朱大红没少和他吵架,觉得学门手艺才是正经事,陆阳只是默默听着,盘算着走一步算一步。
“没让孩子把书读成,这是我的一个遗憾。”朱大红有点自责。但孩子们对她,只有感恩。
一次朱大红过生日,女儿发来短信:亲爱的妈妈,这些年你含辛茹苦把我们带大,你是我们的精神支柱。
“我心里暖暖的,孩子知道我的苦。”朱大红很欣慰,这条短信她一直留着,一个人的时候,总是翻出来看看。
朱大红一家常年在外务工,家门经常落锁。新京报记者左琳摄
等待一个结果
刘静洁认识朱大红超过20年了,她看着这个坚强的女人把破碎的生活一点点缝合,也看着她身上留下了越来越多岁月的痕迹,她知道,劳荣枝始终是朱大红心里的一根刺。
1999年,法子英刚被执行死刑时,朱大红经常给刘静洁打电话:“劳荣枝怎么还没被抓到?”刘静洁理解她,“朱大红一直抱着希望,想给陆中明一个交代,也期待能得到一点赔偿。”
朱大红记得自己十多年前最为焦虑,成天想着“消失了”的劳荣枝。
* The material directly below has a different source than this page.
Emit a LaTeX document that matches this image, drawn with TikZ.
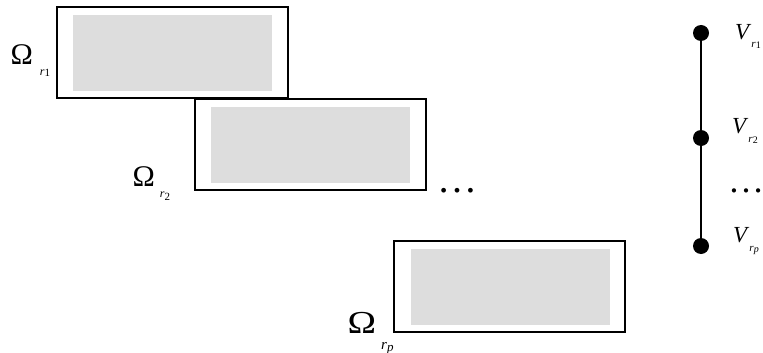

她的名字,她那张头发烫着“大波浪”的照片,不停地在朱大红脑袋里打转。
最近几年,朱大红有时反倒安慰起刘静洁:“很有可能她躲在哪里,不好找到。我相信警察总会找到她的。”
年轻时的朱大红(左)与律师刘静洁的合影。受访者供图
2019年11月28日,潜逃20年的劳荣枝在厦门落网。三年过去,朱大红还是可以飞快地说出这个日子。
她还记得劳荣枝被捕的第二天晚上,她正准备烧饭,陆阳犹豫着拉住她:“妈,是爸爸的事情。另一个人好像被逮到了。”朱大红激动极了,赶忙找刘静洁求证。